= Exercise requirements =
Exactly as written, quote every line that follows, skipping the images.

--

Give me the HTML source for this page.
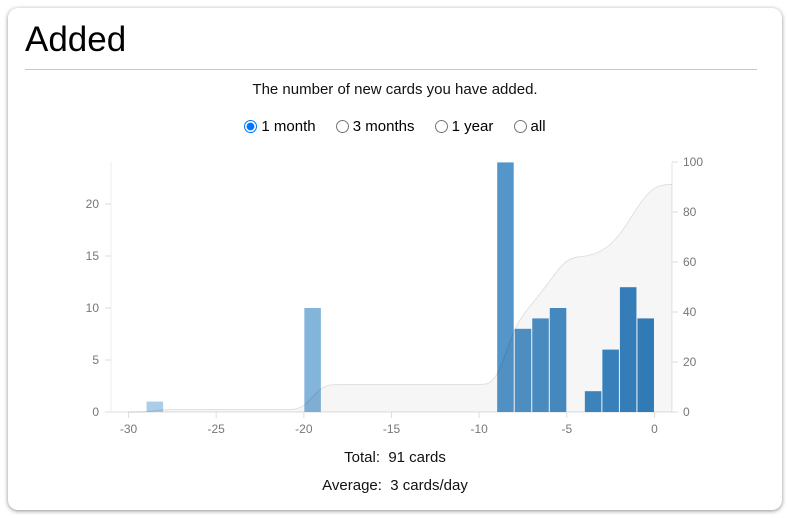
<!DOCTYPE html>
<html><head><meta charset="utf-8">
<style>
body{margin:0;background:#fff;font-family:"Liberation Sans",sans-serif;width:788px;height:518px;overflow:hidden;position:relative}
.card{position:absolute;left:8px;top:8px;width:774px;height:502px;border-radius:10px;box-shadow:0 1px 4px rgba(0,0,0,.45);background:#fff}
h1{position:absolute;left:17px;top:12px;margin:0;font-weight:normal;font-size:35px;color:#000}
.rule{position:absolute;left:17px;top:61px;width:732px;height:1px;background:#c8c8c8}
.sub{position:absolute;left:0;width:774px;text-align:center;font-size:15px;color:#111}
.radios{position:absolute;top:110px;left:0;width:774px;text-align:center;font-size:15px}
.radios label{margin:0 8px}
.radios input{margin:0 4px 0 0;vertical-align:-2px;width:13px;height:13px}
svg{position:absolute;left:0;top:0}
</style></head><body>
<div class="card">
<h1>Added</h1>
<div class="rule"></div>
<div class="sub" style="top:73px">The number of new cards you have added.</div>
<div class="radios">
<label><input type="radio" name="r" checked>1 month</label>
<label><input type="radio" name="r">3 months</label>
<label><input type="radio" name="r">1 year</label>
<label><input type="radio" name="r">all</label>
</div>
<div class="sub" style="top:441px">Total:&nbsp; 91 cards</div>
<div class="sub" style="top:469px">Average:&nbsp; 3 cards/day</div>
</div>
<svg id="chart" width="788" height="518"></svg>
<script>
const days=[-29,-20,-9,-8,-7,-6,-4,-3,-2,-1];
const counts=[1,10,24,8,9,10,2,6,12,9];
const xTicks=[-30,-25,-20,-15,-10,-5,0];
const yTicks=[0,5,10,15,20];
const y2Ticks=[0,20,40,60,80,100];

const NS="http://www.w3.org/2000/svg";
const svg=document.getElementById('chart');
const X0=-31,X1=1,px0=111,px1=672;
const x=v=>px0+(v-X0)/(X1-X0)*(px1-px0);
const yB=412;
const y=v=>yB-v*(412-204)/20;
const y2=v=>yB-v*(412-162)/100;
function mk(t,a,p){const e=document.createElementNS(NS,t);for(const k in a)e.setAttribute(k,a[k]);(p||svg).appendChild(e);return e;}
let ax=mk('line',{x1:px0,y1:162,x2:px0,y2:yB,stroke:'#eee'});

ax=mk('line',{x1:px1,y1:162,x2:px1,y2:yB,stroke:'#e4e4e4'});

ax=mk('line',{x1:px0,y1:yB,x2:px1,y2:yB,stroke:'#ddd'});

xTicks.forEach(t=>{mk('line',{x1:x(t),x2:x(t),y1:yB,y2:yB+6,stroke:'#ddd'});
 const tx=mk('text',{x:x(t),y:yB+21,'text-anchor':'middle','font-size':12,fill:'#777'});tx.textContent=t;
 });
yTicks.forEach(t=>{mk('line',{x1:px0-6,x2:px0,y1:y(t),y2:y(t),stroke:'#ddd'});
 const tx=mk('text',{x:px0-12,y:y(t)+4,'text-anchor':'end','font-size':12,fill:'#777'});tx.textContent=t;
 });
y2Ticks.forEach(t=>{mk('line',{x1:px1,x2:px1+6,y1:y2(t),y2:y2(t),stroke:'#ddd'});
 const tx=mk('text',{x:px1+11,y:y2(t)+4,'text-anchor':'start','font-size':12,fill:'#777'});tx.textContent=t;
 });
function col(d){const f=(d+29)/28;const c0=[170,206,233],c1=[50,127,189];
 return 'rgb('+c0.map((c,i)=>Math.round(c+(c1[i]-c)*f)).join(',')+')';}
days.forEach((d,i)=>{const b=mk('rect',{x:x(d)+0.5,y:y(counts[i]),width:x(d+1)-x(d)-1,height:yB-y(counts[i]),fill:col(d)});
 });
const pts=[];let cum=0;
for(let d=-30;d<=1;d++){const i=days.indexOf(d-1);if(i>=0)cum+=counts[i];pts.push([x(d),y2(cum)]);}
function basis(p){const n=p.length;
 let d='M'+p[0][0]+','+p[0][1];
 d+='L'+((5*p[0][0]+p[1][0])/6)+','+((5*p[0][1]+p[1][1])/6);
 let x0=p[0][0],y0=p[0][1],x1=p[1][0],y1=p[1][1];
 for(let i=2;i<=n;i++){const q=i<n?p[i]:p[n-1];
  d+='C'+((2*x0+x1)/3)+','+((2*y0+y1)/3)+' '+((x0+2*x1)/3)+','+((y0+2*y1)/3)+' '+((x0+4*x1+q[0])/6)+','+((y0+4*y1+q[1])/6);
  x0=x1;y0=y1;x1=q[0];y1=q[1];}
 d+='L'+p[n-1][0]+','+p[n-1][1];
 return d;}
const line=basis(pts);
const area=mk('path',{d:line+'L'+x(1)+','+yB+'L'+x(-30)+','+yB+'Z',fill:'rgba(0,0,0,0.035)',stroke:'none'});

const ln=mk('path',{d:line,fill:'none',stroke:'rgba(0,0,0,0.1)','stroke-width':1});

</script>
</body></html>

--

= Response to the task =
Give me the HTML source for this page.
<!DOCTYPE html>
<html><head><meta charset="utf-8">
<style>
body{margin:0;background:#fff;font-family:"Liberation Sans",sans-serif;width:788px;height:518px;overflow:hidden;position:relative}
.card{position:absolute;left:8px;top:8px;width:774px;height:502px;border-radius:10px;box-shadow:0 1px 4px rgba(0,0,0,.45);background:#fff}
h1{position:absolute;left:17px;top:12px;margin:0;font-weight:normal;font-size:35px;color:#000}
.rule{position:absolute;left:17px;top:61px;width:732px;height:1px;background:#c8c8c8}
.sub{position:absolute;left:0;width:774px;text-align:center;font-size:15px;color:#111}
.radios{position:absolute;top:110px;left:0;width:774px;text-align:center;font-size:15px}
.radios label{margin:0 8px}
.radios input{margin:0 4px 0 0;vertical-align:-2px;width:13px;height:13px}
svg{position:absolute;left:0;top:0}
</style></head><body>
<div class="card">
<h1>Added</h1>
<div class="rule"></div>
<div class="sub" style="top:73px">The number of new cards you have added.</div>
<div class="radios">
<label><input type="radio" name="r" checked>1 month</label>
<label><input type="radio" name="r">3 months</label>
<label><input type="radio" name="r">1 year</label>
<label><input type="radio" name="r">all</label>
</div>
<div class="sub" style="top:441px">Total:&nbsp; 91 cards</div>
<div class="sub" style="top:469px">Average:&nbsp; 3 cards/day</div>
</div>
<svg id="chart" width="788" height="518"></svg>
<script>
const days=[-29,-20,-9,-8,-7,-6,-4,-3,-2,-1];
const counts=[1,10,24,8,9,10,2,6,12,9];
const xTicks=[-30,-25,-20,-15,-10,-5,0];
const yTicks=[0,5,10,15,20];
const y2Ticks=[0,20,40,60,80,100];

const NS="http://www.w3.org/2000/svg";
const svg=document.getElementById('chart');
const X0=-31,X1=1,px0=111,px1=672;
const x=v=>px0+(v-X0)/(X1-X0)*(px1-px0);
const yB=412;
const y=v=>yB-v*(412-204)/20;
const y2=v=>yB-v*(412-162)/100;
function mk(t,a,p){const e=document.createElementNS(NS,t);for(const k in a)e.setAttribute(k,a[k]);(p||svg).appendChild(e);return e;}
let ax=mk('line',{x1:px0,y1:162,x2:px0,y2:yB,stroke:'#eee'});

ax=mk('line',{x1:px1,y1:162,x2:px1,y2:yB,stroke:'#e4e4e4'});

ax=mk('line',{x1:px0,y1:yB,x2:px1,y2:yB,stroke:'#ddd'});

xTicks.forEach(t=>{mk('line',{x1:x(t),x2:x(t),y1:yB,y2:yB+6,stroke:'#ddd'});
 const tx=mk('text',{x:x(t),y:yB+21,'text-anchor':'middle','font-size':12,fill:'#777'});tx.textContent=t;
 });
yTicks.forEach(t=>{mk('line',{x1:px0-6,x2:px0,y1:y(t),y2:y(t),stroke:'#ddd'});
 const tx=mk('text',{x:px0-12,y:y(t)+4,'text-anchor':'end','font-size':12,fill:'#777'});tx.textContent=t;
 });
y2Ticks.forEach(t=>{mk('line',{x1:px1,x2:px1+6,y1:y2(t),y2:y2(t),stroke:'#ddd'});
 const tx=mk('text',{x:px1+11,y:y2(t)+4,'text-anchor':'start','font-size':12,fill:'#777'});tx.textContent=t;
 });
function col(d){const f=(d+29)/28;const c0=[170,206,233],c1=[50,127,189];
 return 'rgb('+c0.map((c,i)=>Math.round(c+(c1[i]-c)*f)).join(',')+')';}
days.forEach((d,i)=>{const b=mk('rect',{x:x(d)+0.5,y:y(counts[i]),width:x(d+1)-x(d)-1,height:yB-y(counts[i]),fill:col(d)});
 });
const pts=[];let cum=0;
for(let d=-30;d<=1;d++){const i=days.indexOf(d-1);if(i>=0)cum+=counts[i];pts.push([x(d),y2(cum)]);}
function basis(p){const n=p.length;
 let d='M'+p[0][0]+','+p[0][1];
 d+='L'+((5*p[0][0]+p[1][0])/6)+','+((5*p[0][1]+p[1][1])/6);
 let x0=p[0][0],y0=p[0][1],x1=p[1][0],y1=p[1][1];
 for(let i=2;i<=n;i++){const q=i<n?p[i]:p[n-1];
  d+='C'+((2*x0+x1)/3)+','+((2*y0+y1)/3)+' '+((x0+2*x1)/3)+','+((y0+2*y1)/3)+' '+((x0+4*x1+q[0])/6)+','+((y0+4*y1+q[1])/6);
  x0=x1;y0=y1;x1=q[0];y1=q[1];}
 d+='L'+p[n-1][0]+','+p[n-1][1];
 return d;}
const line=basis(pts);
const area=mk('path',{d:line+'L'+x(1)+','+yB+'L'+x(-30)+','+yB+'Z',fill:'rgba(0,0,0,0.035)',stroke:'none'});

const ln=mk('path',{d:line,fill:'none',stroke:'rgba(0,0,0,0.1)','stroke-width':1});

</script>
</body></html>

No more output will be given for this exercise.